ELTA is an Israeli defense company that does a lot of border security work that's also sort of working there, as is Elbit Systems. And so, what's really interesting is, you can again pivot from these very specific licenses or these sort of aggregates of licenses to then go and look at like, where are the sites
and where are these sorts of things happening? So it's kind of incredible for me to just then actually be able to go over to Google Maps, punch these things up and start to see all of the sort of sites where these bits of exploration and sort of prototyping this virtual fence are starting to happen.
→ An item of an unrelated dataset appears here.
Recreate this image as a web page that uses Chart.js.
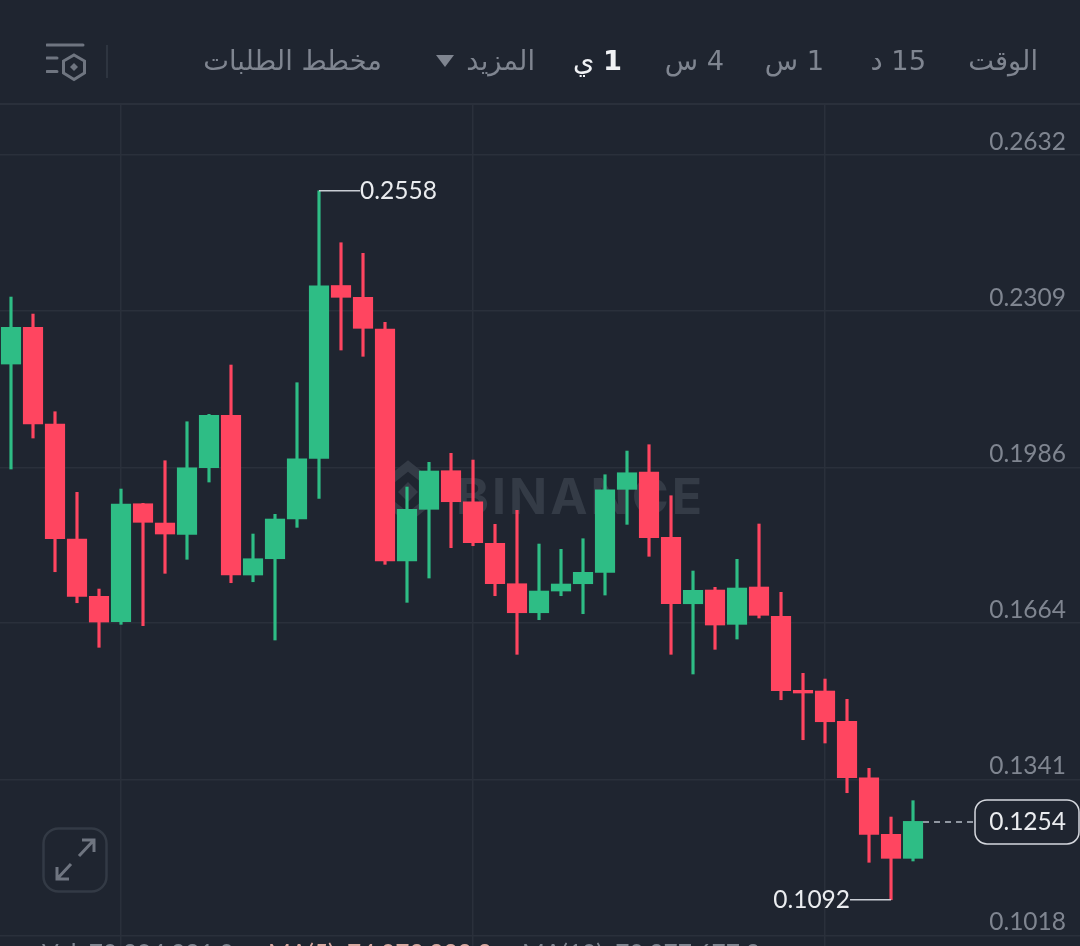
<!DOCTYPE html>
<html lang="ar">
<head>
<meta charset="utf-8">
<title>Candles</title>
<script src="https://cdn.jsdelivr.net/npm/chart.js@4"></script>
<style>
html,body{margin:0;padding:0;background:#1F2530;width:1080px;height:946px;overflow:hidden}
#wrap{position:relative;width:1080px;height:946px;overflow:hidden}
canvas{position:absolute;left:0;top:0}
.tab{position:absolute;top:41px;height:40px;line-height:40px;font-family:"DejaVu Sans",sans-serif;font-size:27.3px;font-weight:400;color:#7F8590;white-space:nowrap;direction:rtl}
.tab b{font-weight:700}
#sep{position:absolute;left:106px;top:45px;width:2px;height:33px;background:#2E3540}
#hline{position:absolute;left:0;top:103px;width:1080px;height:2px;background:#2A303B}
svg{position:absolute}
.foot{position:absolute;top:938px;font:24.5px Lato,sans-serif;color:#7F8590;white-space:pre}
</style>
</head>
<body>
<div id="wrap">
<canvas id="c" width="1080" height="946"></canvas>
<div id="hline"></div>
<div class="tab" style="right:42px">الوقت</div>
<div class="tab" style="right:154px">15 د</div>
<div class="tab" style="right:256px">1 س</div>
<div class="tab" style="right:356px">4 س</div>
<div class="tab" style="right:458px;color:#F0F2F5"><b>1</b> ي</div>
<div class="tab" style="right:545px">المزيد</div>
<svg style="left:434px;top:54px" width="22" height="14"><path d="M2 1H20L11 13Z" fill="#7F8590"/></svg>
<div class="tab" style="right:698px">مخطط الطلبات</div>
<div id="sep"></div>
<svg style="left:46px;top:42px" width="42" height="40" viewBox="0 0 42 40" fill="none" stroke="#6F7580">
<path d="M1 3H37M1 16H11M1 29.5H11" stroke-width="3" stroke-linecap="round"/>
<path d="M28 13L38.500 19V31L28 37.500L17.500 31V19Z" stroke-width="3"/>
<path d="M28 21L32 25L28 29L24 25Z" fill="#6F7580" stroke="none"/>
</svg>
<svg style="left:42px;top:827px" width="66" height="66" viewBox="0 0 66 66" fill="none">
<rect x="1.500" y="1.500" width="63" height="63" rx="15" stroke="#333A45" stroke-width="2.500"/>
<path d="M37 29L52 13M40 13H52V25M29 37L15 52M15 40V52H27" stroke="#6F7580" stroke-width="3"/>
</svg>
<div class="foot" style="left:42px">Vol: 70,394,321.0</div>
<div class="foot" style="left:268px;color:#D9A9A0">MA(5): 74,073,223.3</div>
<div class="foot" style="left:522px">MA(10): 70,377,677.3</div>
</div>
<script>
const priceTicks = [0.2632, 0.2309, 0.1986, 0.1664, 0.1341, 0.1018];
const timeGridAt = [5, 21, 37];
const opens = [0.21998,0.22758,0.20758,0.18379,0.17194,0.16669,0.19109,0.18710,0.18477,0.19854,0.20938,0.17635,0.17972,0.18793,0.20048,0.23622,0.23378,0.22722,0.17925,0.18994,0.19792,0.19151,0.18291,0.17455,0.16855,0.17304,0.17455,0.17691,0.19407,0.19765,0.18415,0.17041,0.17325,0.16615,0.17387,0.16781,0.15251,0.15236,0.14610,0.13443,0.12273,0.11776];
const highs = [0.23384,0.23032,0.21012,0.19345,0.17345,0.19413,0.19118,0.19999,0.20805,0.20958,0.21978,0.18483,0.18890,0.21612,0.2558,0.24507,0.24288,0.22861,0.19455,0.19966,0.20152,0.20013,0.18683,0.18973,0.18276,0.18166,0.18386,0.19709,0.20199,0.20330,0.19275,0.17718,0.17381,0.17960,0.18690,0.17277,0.15602,0.15484,0.15064,0.13637,0.12630,0.12968];
const lows = [0.19827,0.20468,0.17703,0.17062,0.16140,0.16615,0.16587,0.17670,0.17960,0.19558,0.17476,0.17496,0.16291,0.18621,0.19221,0.22288,0.22158,0.17856,0.17070,0.17573,0.18200,0.18241,0.17207,0.15995,0.16711,0.17207,0.16835,0.17221,0.18683,0.18022,0.15995,0.15588,0.16098,0.16311,0.16746,0.15056,0.14229,0.14161,0.13133,0.11694,0.1092,0.11721];
const closes = [0.22758,0.20758,0.18386,0.17194,0.16663,0.19103,0.18725,0.18483,0.19854,0.20938,0.17635,0.17972,0.18793,0.20040,0.23618,0.23378,0.22737,0.17925,0.18994,0.19786,0.19151,0.18303,0.17455,0.16855,0.17304,0.17449,0.17691,0.19399,0.19750,0.18406,0.17041,0.17319,0.16601,0.17366,0.16802,0.15242,0.15195,0.14601,0.13443,0.12273,0.11776,0.1254];
const highLabel = 0.2558, lowLabel = 0.1092, lastPrice = 0.1254;
const UP = '#2EBD85', DOWN = '#FF4560';
const NUM_FONT = 'Lato, sans-serif';
const colors = closes.map((c, i) => c >= opens[i] ? UP : DOWN);

const overlay = {
  id: 'overlay',
  beforeDatasetsDraw(chart) {
    const ctx = chart.ctx;
    ctx.save();
    ctx.fillStyle = '#343B46';
    ctx.font = '700 50px Inter, sans-serif';
    ctx.letterSpacing = '3px';
    ctx.textBaseline = 'alphabetic';
    ctx.textAlign = 'left';
    ctx.fillText('BINANCE', 456, 514);
    ctx.letterSpacing = '0px';
    ctx.strokeStyle = '#343B46';
    ctx.lineWidth = 9;
    ctx.beginPath();
    ctx.moveTo(388, 482); ctx.lineTo(408, 466); ctx.lineTo(428, 482);
    ctx.moveTo(388, 502); ctx.lineTo(408, 518); ctx.lineTo(428, 502);
    ctx.stroke();
    ctx.fillStyle = '#343B46';
    ctx.beginPath();
    ctx.moveTo(408, 482); ctx.lineTo(418, 492); ctx.lineTo(408, 502); ctx.lineTo(398, 492);
    ctx.fill();
    ctx.restore();
  },
  afterDatasetsDraw(chart) {
    const ctx = chart.ctx, x = chart.scales.x, y = chart.scales.y;
    ctx.save();
    ctx.font = '24.5px ' + NUM_FONT;
    ctx.textBaseline = 'middle';
    // high marker
    const hi = highs.indexOf(Math.max(...highs));
    const hx = x.getPixelForValue(hi), hy = y.getPixelForValue(highLabel);
    ctx.strokeStyle = '#C9CDD4'; ctx.lineWidth = 1.5;
    ctx.beginPath(); ctx.moveTo(hx, hy); ctx.lineTo(hx + 41, hy); ctx.stroke();
    ctx.fillStyle = '#EAECEF'; ctx.textAlign = 'left';
    ctx.fillText(highLabel.toFixed(4), hx + 41, hy);
    // low marker
    const lo = lows.indexOf(Math.min(...lows));
    const lx = x.getPixelForValue(lo), ly = y.getPixelForValue(lowLabel);
    ctx.beginPath(); ctx.moveTo(lx, ly); ctx.lineTo(lx - 41, ly); ctx.stroke();
    ctx.textAlign = 'right';
    ctx.fillText(lowLabel.toFixed(4), lx - 41, ly);
    // last price
    const px = y.getPixelForValue(lastPrice) + 0.5, cx = x.getPixelForValue(closes.length - 1);
    ctx.setLineDash([6, 5]);
    ctx.strokeStyle = '#B7BDC6';
    ctx.beginPath(); ctx.moveTo(cx + 10, px); ctx.lineTo(974, px); ctx.stroke();
    ctx.setLineDash([]);
    ctx.beginPath(); ctx.roundRect(975, px - 22, 104, 44, 12);
    ctx.fillStyle = '#1F2530'; ctx.fill();
    ctx.strokeStyle = '#D5D8DE'; ctx.lineWidth = 1.5; ctx.stroke();
    ctx.fillStyle = '#EAECEF';
    ctx.fillText(lastPrice.toFixed(4), 1066, px);
    ctx.restore();
  }
};

new Chart(document.getElementById('c'), {
  type: 'bar',
  data: {
    datasets: [
      { data: opens.map((o, i) => ({ x: i, y: [o, closes[i]] })), backgroundColor: colors, barThickness: 19.5, grouped: false },
      { data: lows.map((l, i) => ({ x: i, y: [l, highs[i]] })), backgroundColor: colors, barThickness: 2.5, grouped: false }
    ]
  },
  options: {
    responsive: false,
    animation: false,
    events: [],
    layout: { padding: { top: 104, left: 0, right: 0, bottom: 0 } },
    plugins: { legend: { display: false }, tooltip: { enabled: false } },
    scales: {
      x: {
        type: 'linear', offset: false, min: -0.5, max: 48.59,
        border: { display: false },
        grid: { color: '#2A303B', lineWidth: 1.5, drawTicks: false, tickLength: 0, offset: false },
        ticks: { display: false },
        afterBuildTicks: s => { s.ticks = timeGridAt.map(v => ({ value: v })); },
        afterFit: s => { s.height = 0; s.paddingLeft = 0; s.paddingRight = 0; }
      },
      y: {
        position: 'right', min: 0.09963, max: 0.27376,
        border: { display: false },
        grid: { color: '#2A303B', lineWidth: 1.5, drawTicks: false, tickLength: 0 },
        afterBuildTicks: s => { s.ticks = priceTicks.map(v => ({ value: v })); },
        afterFit: s => { s.width = 0; s.paddingTop = 0; s.paddingBottom = 0; },
        ticks: {
          mirror: true, padding: -14, labelOffset: -13, color: '#7F8590',
          font: { family: NUM_FONT, size: 24.5 },
          callback: v => Number(v).toFixed(4)
        }
      }
    }
  },
  plugins: [overlay]
});
</script>
</body>
</html>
Just as a last piece of context there, a bunch of these were part of an older program that Boeing sort of wound up being a massive disaster. They were supposed to be able to cover the entire border for seven billion dollars, but wound up spending a billion dollars to only do 50 miles and the thing didn't even work.
But the thing that I'll sort of leave you with and hopefully kind of came across in the talk and sort of threw these examples in context of what's possible with data more generally is to really think about not only where these deeper, perhaps unseen bits of data are, but really thinking about how they can be put together
to tell sort of broader stories. So anyway, thank you very much. Thank you. No time for questions.